If the measured temperature differential is too great, the thermostatic 
control 145 activates a pump, such as pump 129 shown in FIG. 2, for 
operating the cooling means (such as sprayer 123). Either alternatively or 
additionally, the control 145 may also activate pump 115 to circulate into 
the tub 53 cooler water if cooler water is known (via signals on lines 
143d and 143c) to be currently contained in either water source 111 or 
storage tank 119. Thus, in the above manner, the thermodynamic motor is 
controlled to rotate at a velocity which ultimately drives the rotatably 
driven unit 49 within a prescribed RPM range. 

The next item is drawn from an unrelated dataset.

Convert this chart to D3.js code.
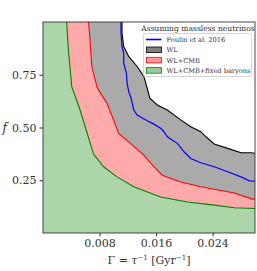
<!DOCTYPE html>
<meta charset="utf-8">
<script src="https://d3js.org/d3.v7.min.js"></script>
<style>
  body { margin: 0; background: #fff; }
  text { font-family: "DejaVu Serif", "Liberation Serif", serif; }
</style>
<div id="chart"></div>
<script>
// contour boundaries [Gamma, f]
var wlCurve = [[0.01118,1.0],[0.01118,0.948],[0.01142,0.884],[0.01213,0.837],[0.01332,0.789],[0.01427,0.742],
  [0.01474,0.686],[0.01512,0.639],[0.01617,0.607],[0.01759,0.583],[0.01949,0.536],[0.02091,0.504],
  [0.02233,0.480],[0.02281,0.464],[0.02423,0.422],[0.02613,0.401],[0.02803,0.380],[0.02945,0.380],[0.0302,0.377]];
var wlCmbCurve = [[0.00644,1.0],[0.00658,0.948],[0.00691,0.789],[0.00763,0.694],[0.00800,0.670],[0.00905,0.615],
  [0.00999,0.536],[0.01071,0.472],[0.01237,0.425],[0.01427,0.369],[0.01569,0.314],[0.01688,0.274],
  [0.01949,0.242],[0.02233,0.219],[0.02708,0.190],[0.02945,0.163],[0.0302,0.158]];
var baryonCurve = [[0.00335,1.0],[0.00359,0.868],[0.00407,0.694],[0.00525,0.583],[0.00715,0.374],[0.00858,0.314],
  [0.01047,0.266],[0.01285,0.219],[0.01664,0.171],[0.02044,0.147],[0.02423,0.132],[0.02708,0.120],[0.0302,0.116]];
var poulinCurve = [[0.01104,1.0],[0.01104,0.948],[0.01118,0.884],[0.01142,0.853],[0.01142,0.805],[0.01180,0.758],
  [0.01190,0.710],[0.01213,0.670],[0.01247,0.639],[0.01261,0.615],[0.01285,0.583],[0.01332,0.559],
  [0.01474,0.532],[0.01569,0.516],[0.01664,0.496],[0.01712,0.480],[0.01759,0.456],[0.01901,0.425],
  [0.01996,0.385],[0.02091,0.353],[0.02233,0.333],[0.02423,0.314],[0.02613,0.290],[0.02803,0.266],
  [0.02921,0.247],[0.0302,0.246]];
var xTicks = [0.008, 0.016, 0.024];
var yTicks = [0.25, 0.50, 0.75];

var margin = {top: 22, right: 2, bottom: 38, left: 43},
    width = 257 - margin.left - margin.right,
    height = 271 - margin.top - margin.bottom;

var svg = d3.select("#chart").append("svg")
    .attr("width", 257).attr("height", 271);
var g = svg.append("g")
    .attr("transform", "translate(" + margin.left + "," + margin.top + ")");

var x = d3.scaleLinear().domain([0, 0.03]).range([0, width]);
var y = d3.scaleLinear().domain([0, 1]).range([height, 0]);

g.append("defs").append("clipPath").attr("id", "clip")
  .append("rect").attr("width", width).attr("height", height);

var line = d3.line().x(function(d){ return x(d[0]); }).y(function(d){ return y(d[1]); });
var plot = g.append("g").attr("clip-path", "url(#clip)");

// region left/below of a curve
function region(c) {
  return [[0, 0], [0, 1.0]].concat(c).concat([[0.0302, 0]]);
}

var sets = [
  {c: wlCurve, fill: "#aaaaaa", stroke: "#000000"},
  {c: wlCmbCurve, fill: "#ffaaaa", stroke: "#ff0000"},
  {c: baryonCurve, fill: "#acd5a9", stroke: "#008000"}
];
sets.forEach(function(s){
  plot.append("path").attr("d", line(region(s.c)) + "Z").attr("fill", s.fill);
});
sets.forEach(function(s){
  plot.append("path").attr("d", line(s.c)).attr("fill", "none")
    .attr("stroke", s.stroke).attr("stroke-width", 1.1);
});
plot.append("path").attr("d", line(poulinCurve)).attr("fill", "none")
  .attr("stroke", "#0000ff").attr("stroke-width", 1.2);

// axes
var xAxis = g.append("g").attr("transform", "translate(0," + height + ")")
  .call(d3.axisBottom(x).tickValues(xTicks).tickFormat(d3.format(".3f")).tickSize(3.5).tickPadding(3));
var yAxis = g.append("g")
  .call(d3.axisLeft(y).tickValues(yTicks).tickFormat(d3.format(".2f")).tickSize(3.5).tickPadding(3));
[xAxis, yAxis].forEach(function(a){
  a.select(".domain").remove();
  a.selectAll("line").attr("stroke", "#333");
  a.selectAll("text").attr("font-size", 11).attr("fill", "#333")
    .style("font-family", "'DejaVu Serif', serif");
});
g.append("rect").attr("width", width).attr("height", height)
  .attr("fill", "none").attr("stroke", "#333").attr("stroke-width", 0.9);

// labels
svg.append("text").attr("x", 149).attr("y", 264).attr("text-anchor", "middle")
  .attr("font-size", 11).attr("fill", "#333")
  .html("Γ = <tspan font-style='italic'>τ</tspan><tspan baseline-shift='super' font-size='7'>−1</tspan> [Gyr<tspan baseline-shift='super' font-size='7'>−1</tspan>]");
svg.append("text").attr("x", 2.5).attr("y", 132).attr("font-size", 12)
  .attr("font-style", "italic").attr("fill", "#333").text("f");

// legend
var lg = svg.append("g");
lg.append("rect").attr("x", 143.5).attr("y", 33.5).attr("width", 108).attr("height", 43)
  .attr("rx", 2).attr("fill", "#fff").attr("fill-opacity", 0.85).attr("stroke", "#ccc").attr("stroke-width", 0.8);
lg.append("text").attr("x", 198).attr("y", 31).attr("text-anchor", "middle")
  .attr("font-size", 7.6).attr("fill", "#333").text("Assuming massless neutrinos");
var items = [
  {label: "Poulin et al. 2016", type: "line", color: "#0000ff"},
  {label: "WL", type: "box", fill: "#808080", stroke: "#000"},
  {label: "WL+CMB", type: "box", fill: "#ff9999", stroke: "#ff0000"},
  {label: "WL+CMB+fixed baryons", type: "box", fill: "#99cc99", stroke: "#008000"}
];
items.forEach(function(it, i){
  var yy = 39.5 + i * 10.3;
  if (it.type === "line") {
    lg.append("line").attr("x1", 146).attr("x2", 161.5).attr("y1", yy).attr("y2", yy)
      .attr("stroke", it.color).attr("stroke-width", 1.6);
  } else {
    lg.append("rect").attr("x", 146.5).attr("y", yy - 2.8).attr("width", 15).attr("height", 5.6)
      .attr("fill", it.fill).attr("stroke", it.stroke).attr("stroke-width", 0.8);
  }
  lg.append("text").attr("x", 166.5).attr("y", yy + 2.4).attr("font-size", 6.6)
    .attr("fill", "#333").text(it.label);
});
</script>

While the invention has been particularly shown and described with 
reference to the preferred embodiments thereof, it will be understood by 
those skilled in the art that various alterations in form and detail may 
be made therein without departing from the spirit and scope of the 
invention. For example, any number of intermediate pulleys may be 
connected between the motor frame 21 and the rotationally driven unit 49 
for stepping up the rotational velocity.